Turkish Prime Minister Tayyip Erdogan has sent mixed messages in response to the tragedy. Cancelling a scheduled trip to Albania, he has called for three days of national mourning and promised an investigation.
Later, as criticism of the government became more pointed, he moved to the defensive, arguing that “explosions like this in these mines happen all the time. It’s not like these don’t happen elsewhere in the world.”
In other words, Erdogan is suggesting that the mining accident in Soma this week is just “one of those things,” an accident which – however tragic – was unforeseeable and unavoidable. In fact, however, the mining disaster and the government’s response in the hours since give at least three major causes for concern.

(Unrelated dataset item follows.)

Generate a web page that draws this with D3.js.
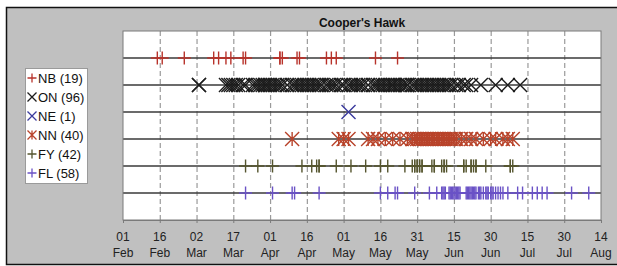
<!DOCTYPE html>
<html><head><meta charset="utf-8">
<script src="https://cdn.jsdelivr.net/npm/d3@7"></script>
<style>html,body{margin:0;padding:0;background:#fff;}svg{display:block;}</style>
</head><body>
<script>
// ---- data (days since 01 Feb, leap year) ----
const tickDays = [0,15,30,45,60,75,90,105,120,135,150,165,180,195];
const tickDayLabels = ["01","16","02","17","01","16","01","16","31","15","30","15","30","14"];
const tickMonthLabels = ["Feb","Feb","Mar","Mar","Apr","Apr","May","May","May","Jun","Jun","Jul","Jul","Aug"];

const seriesNames = ["NB","ON","NE","NN","FY","FL"];
const seriesCounts = [19,96,1,40,42,58];
const seriesColors = ["#b8332b","#1c1c1c","#3b3b9e","#b8432a","#55552e","#6a52c6"];
const seriesMarkers = ["plus","x","x","star","plus","plus"];

const nbDays = [14,16,25,37,39,42,44,49,50,64,64,65,71,72,83,85,87,103,112];
const onDays = [31,31,
  42,43,44,45,46,47,49,50,
  53,54,55,56,57,58,58,59,60,61,62,63,64,65,
  67,69,70,71,72,73,74,75,76,77,78,79,80,81,83,84,85,86,87,89,
  90,92,93,94,95,96,97,98,100,102,
  103,104,105,106,107,108,109,110,110,111,112,113,114,115,116,116,
  118,119,120,121,122,123,124,125,126,127,128,129,130,131,132,133,134,136,137,139,140,142,
  146,152,157,162];
const neDays = [92];
const nnDays = [69,88,90,92,100,102,104,107,110,113,116,
  118,119,120,121,122,123,124,125,126,127,128,129,130,131,132,133,134,135,136,138,140,142,144,147,150,152,155,157,159];
const fyDays = [50,55,61,73,77,79,80,80,87,93,99,105,108,115,118,119,119,120,120,121,121,122,122,126,127,127,130,131,131,132,139,139,140,142,142,143,144,144,148,158,158,159];
const flDays = [50,61,69,70,80,105,108,111,112,119,125,128,130,131,133,134,135,136,137,140,141,142,143,144,145,147,148,149,150,152,153,155,157,161,163,167,169,171,173,183,190,
  130.5,131.5,133.5,134.5,135.5,136.5,137.5,140.5,141.5,142.5,143.5,145.5,146,148.5,150.5,151,154];
const seriesDays = [nbDays,onDays,neDays,nnDays,fyDays,flDays];

const W = 617, H = 266;
const svg = d3.select("body").append("svg").attr("width",W).attr("height",H)
  .style("font-family","'Liberation Sans', Arial, sans-serif");

// outer panel
svg.append("rect").attr("x",0).attr("y",0).attr("width",W).attr("height",H).attr("fill","#fff");
svg.append("rect").attr("x",6.5).attr("y",7.5).attr("width",W+10).attr("height",257).attr("fill","#c0c0c0").attr("stroke","#111").attr("stroke-width",1.5);

const x = d3.scaleLinear().domain([0,195]).range([123,601]);
const y = d3.scaleLinear().domain([0,7]).range([31,220]);

// plot area
svg.append("rect").attr("x",x(0)).attr("y",y(0)).attr("width",x(195)-x(0)).attr("height",y(7)-y(0))
  .attr("fill","#fff");

// vertical dashed gridlines
svg.append("g").selectAll("line").data(tickDays.slice(1,-1)).join("line")
  .attr("x1",d=>x(d)+0.5).attr("x2",d=>x(d)+0.5).attr("y1",y(0)).attr("y2",y(7))
  .attr("stroke","#9a9a9a").attr("stroke-width",1.2).attr("stroke-dasharray","5,3");

// horizontal row lines
svg.append("g").selectAll("line").data(d3.range(1,7)).join("line")
  .attr("x1",x(0)).attr("x2",x(195)).attr("y1",d=>y(d)).attr("y2",d=>y(d))
  .attr("stroke","#3a3a3a").attr("stroke-width",1.6);

// plot border
svg.append("rect").attr("x",x(0)).attr("y",y(0)).attr("width",x(195)-x(0)).attr("height",y(7)-y(0))
  .attr("fill","none").attr("stroke","#7a7a7a").attr("stroke-width",1);

// x axis
const axis = d3.axisBottom(x).tickValues(tickDays).tickSize(3).tickFormat("");
const ag = svg.append("g").attr("transform",`translate(0,${y(7)})`).call(axis);
ag.select(".domain").attr("stroke","#7a7a7a");
ag.selectAll(".tick line").attr("stroke","#7a7a7a");
const lab = svg.append("g").attr("font-size",12).attr("fill","#222").attr("text-anchor","middle");
lab.selectAll("text.d").data(tickDays).join("text").attr("class","d")
  .attr("x",d=>x(d)).attr("y",241).text((d,i)=>tickDayLabels[i]);
lab.selectAll("text.m").data(tickDays).join("text").attr("class","m")
  .attr("x",d=>x(d)).attr("y",257).text((d,i)=>tickMonthLabels[i]);

// title
svg.append("text").attr("x",(x(0)+x(195))/2).attr("y",27).attr("text-anchor","middle")
  .attr("font-size",12).attr("font-weight","bold").attr("fill","#111").text("Cooper's Hawk");

// marker drawing
function markerPath(type, s){
  if(type==="plus") return `M${-s},0H${s}M0,${-s}V${s}`;
  if(type==="x") return `M${-s},${-s}L${s},${s}M${-s},${s}L${s},${-s}`;
  if(type==="star") return `M${-s},${-s}L${s},${s}M${-s},${s}L${s},${-s}M0,${-s}V${s}`;
}
const markSize = [6.5,7,7,7,6.5,6.5];
const mg = svg.append("g");
seriesDays.forEach((days,i)=>{
  mg.append("g").selectAll("path").data(days).join("path")
    .attr("transform",d=>`translate(${x(d)},${y(i+1)})`)
    .attr("d",markerPath(seriesMarkers[i],markSize[i]))
    .attr("fill","none").attr("stroke",seriesColors[i]).attr("stroke-width",1.4);
});

// legend
const lg = svg.append("g");
lg.append("rect").attr("x",25.5).attr("y",68.5).attr("width",62).attr("height",115)
  .attr("fill","#fff").attr("stroke","#9a9a9a");
seriesNames.forEach((n,i)=>{
  const cy = 78 + i*19;
  lg.append("path").attr("transform",`translate(32,${cy})`)
    .attr("d",markerPath(seriesMarkers[i],4.5)).attr("fill","none")
    .attr("stroke",seriesColors[i]).attr("stroke-width",1.3);
  lg.append("text").attr("x",38).attr("y",cy+4.5).attr("font-size",13).attr("fill","#111")
    .text(`${n} (${seriesCounts[i]})`);
});
</script>
</body></html>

- Turkey’s poor record of industrial safety. Turkey has enjoyed remarkable economic growth under the AKP. Unfortunately, this growth has come with significant costs. Economic inequity has grown. Meanwhile, Turkey’s record for industrial safety – never strong – seems to have worsened. Of the 3000 miners who have died in Turkish mines since 1941, more than a third have died since 2002, when the AKP came to power. As noted in Reuters article on the disaster:
The ILO in 2012 said Turkey had the highest rate of worker deaths in Europe and the world’s third-highest. In the mining sector, 61 people died in 2012, according to the ILO’s latest statistics. Between 2002 and 2012, the death toll at Turkish mines totaled more than 1,000.
- Government’s apparent failure at oversight. According to the Turkish government, the mine has been subject to regular inspections, including multiple inspections in the past two years, the most recent in March. At the same time, as reported in the Wall Street Journal, there have been very public questions about the mine’s safety record:
Following a series of accidents and deaths last year in the same Soma region where Tuesday’s accident occurred, Ozgur Ozel, a lawmaker who represents the region with the main opposition Republican People’s Party, in October submitted a proposal to investigate the incidents and identify those responsible. The measure was defeated by the governing Justice and Development Party in the Ankara parliament on April 29.

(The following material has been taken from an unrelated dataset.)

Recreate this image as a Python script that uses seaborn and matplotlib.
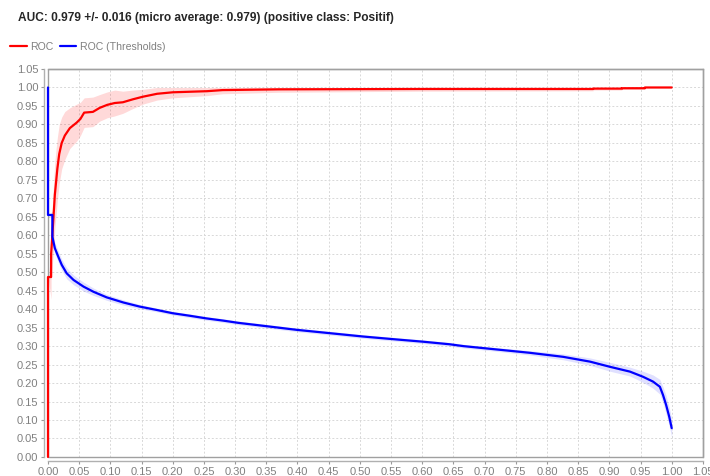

This was a tragedy that should have been avoided. The long history of deaths in mines in Turkey raises chilling questions over workers’ safety. The fact that the government rejected recent calls by parliamentarians to investigate serious work-related accidents is nothing short of shocking.
3. Police suppression of peaceful protests. Protests have broken out in a number of cities in Turkey in the aftermath of this disaster. And, once again, these protests are met with water cannon, tear gas, and truncheon.

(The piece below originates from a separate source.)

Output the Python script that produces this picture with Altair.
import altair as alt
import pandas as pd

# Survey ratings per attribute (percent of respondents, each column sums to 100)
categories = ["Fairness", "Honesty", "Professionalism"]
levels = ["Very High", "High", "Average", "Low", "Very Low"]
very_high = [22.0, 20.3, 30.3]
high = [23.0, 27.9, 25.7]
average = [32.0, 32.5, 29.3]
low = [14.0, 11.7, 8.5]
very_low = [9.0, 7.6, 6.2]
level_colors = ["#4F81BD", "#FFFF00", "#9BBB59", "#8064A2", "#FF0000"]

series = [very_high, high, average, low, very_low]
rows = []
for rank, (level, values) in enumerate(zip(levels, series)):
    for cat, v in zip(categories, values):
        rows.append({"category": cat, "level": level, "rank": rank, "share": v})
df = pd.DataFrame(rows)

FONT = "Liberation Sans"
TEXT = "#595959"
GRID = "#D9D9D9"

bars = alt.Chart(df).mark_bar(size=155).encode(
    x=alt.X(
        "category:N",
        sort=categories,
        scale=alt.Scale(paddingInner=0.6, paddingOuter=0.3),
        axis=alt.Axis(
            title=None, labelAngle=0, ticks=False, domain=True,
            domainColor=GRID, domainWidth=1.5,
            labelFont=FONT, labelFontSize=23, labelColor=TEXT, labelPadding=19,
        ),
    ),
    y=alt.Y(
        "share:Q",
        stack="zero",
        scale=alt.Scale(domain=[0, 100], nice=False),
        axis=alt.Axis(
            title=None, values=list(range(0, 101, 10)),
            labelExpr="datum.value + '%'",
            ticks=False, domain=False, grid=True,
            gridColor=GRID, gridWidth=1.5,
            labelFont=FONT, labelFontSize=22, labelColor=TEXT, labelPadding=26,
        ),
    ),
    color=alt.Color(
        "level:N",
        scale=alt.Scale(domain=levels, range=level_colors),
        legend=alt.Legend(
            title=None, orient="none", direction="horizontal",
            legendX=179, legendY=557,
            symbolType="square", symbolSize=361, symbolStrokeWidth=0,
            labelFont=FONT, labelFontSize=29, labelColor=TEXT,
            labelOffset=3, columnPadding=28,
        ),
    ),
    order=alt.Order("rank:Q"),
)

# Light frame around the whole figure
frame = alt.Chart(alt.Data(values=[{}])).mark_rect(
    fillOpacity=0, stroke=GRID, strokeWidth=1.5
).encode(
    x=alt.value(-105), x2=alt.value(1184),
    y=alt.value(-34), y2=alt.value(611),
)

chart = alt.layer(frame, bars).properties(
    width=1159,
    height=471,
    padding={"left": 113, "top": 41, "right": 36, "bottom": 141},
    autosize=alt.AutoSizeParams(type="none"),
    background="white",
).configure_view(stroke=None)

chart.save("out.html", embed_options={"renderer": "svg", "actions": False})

Indeed, as I write this blog, I have been chatting with Gardner over Skype. He reports from Amnesty’s office in Istanbul that the streets below are heavy with tear gas and that he has seen police and water cannon trucks chasing demonstrators. He witnessed a man shot at close range with a plastic bullet directly in front of the office, apparently for “shouting.”
Amnesty calls on the Turkish government to urgently investigate the catastrophic coal mine explosion and reports of dangerous working practices in the mining sector. Moreover, once again, Amnesty calls on Turkish officials to respect its citizens’ basic human rights to freedom of expression and assembly.